You want to have enough criteria to reasonably discern your priorities, but not too much that consensus becomes difficult.
For example, you may include criteria such as:
- How much value a certain option offers the customer
- Whether or not it is of regulatory importance
- Long-term versus short-term impact
When deciding the rating scale, it’s important to base the scale on some concrete reference point that everyone will clearly grasp. The table below illustrates this nicely, in the right column:
2. Give each of your criteria a weighted value
Next, place your criteria in descending order of importance, with the most important option at the top, and give each of your criteria a weighted value.
Make sure this weighting is agreed on by everyone involved.

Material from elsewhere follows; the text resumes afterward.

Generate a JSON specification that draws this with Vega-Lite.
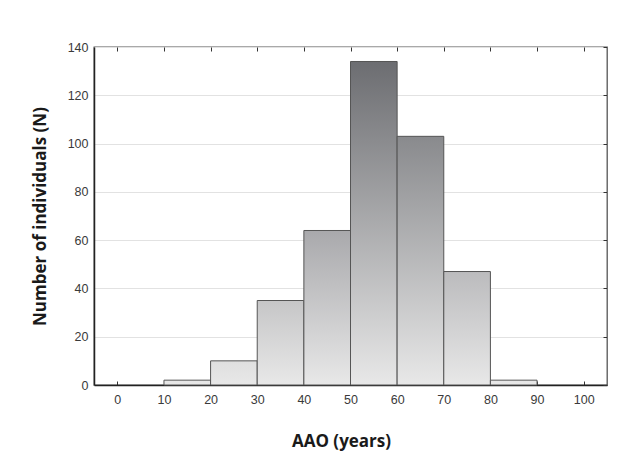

To extend the example used above, you might choose to give the following weighted values:
Required Service or Product: Weight = 5
Strategic Alignment: Weight = 4
Value to Customer: Weight = 4
This weighted value represents the relative importance of each criterion, and will be used to calculate the final score.
3. Prepare the matrix
Make a list of your criteria on the left, with the weight, scoring values, and options across the top, like so:
Fill in all the remaining details, and you’ll be ready to score your table.
4. Score each option
Review each option against all criteria, and decide what score you think is adequate. Don’t record this value in the right-hand column just yet, because you still need to calculate the weights.
If possible, it is helpful to determine scores together in teams, rather than alone. This will facilitate consensus and help alleviate bias. Ideally, you want to evaluate each option by two different teams, and average the results.
By working in teams, you benefit from:
- More objective, reliable results
- If you have a large number of options to review, splitting the workload over a team of people can improve efficiency and speed things up
- Multiple teams scoring the same option means you can gain insight into how well your criteria has been defined, and whether or not everyone in your organization truly understands the purpose of the exercise to the same level
- Consistency and efficacy of the rating scale can more accurately be determined
During the scoring process (but ideally before, in the orientation stage) providing your team with resources like strategic plans and company policies will help to make sure your team members are able to make a properly informed evaluation.
5. Calculate weighted scores for each option
Once you’ve decided on the scoring, multiply the corresponding score with the weight value of each criterion and record the value in the right column.
Finally, add all values for each option and record the cumulative score in the bottom row.
The options are then ranked in order of priority based on their total score.
6. Compare your results with your team
Everyone should have scored their options and have a preliminary list of ordered priorities.
Now it’s time to have an open discussion with your team, where you can compare and consolidate notes to create a master list that everyone agrees upon.
If there is disagreement within your group, numerically valued ratings allow for quick and easy adjustments. Adjustments should be expected, and fine-tuning the rating system or weighted values should be seen as stages in the cycle of continuous improvement.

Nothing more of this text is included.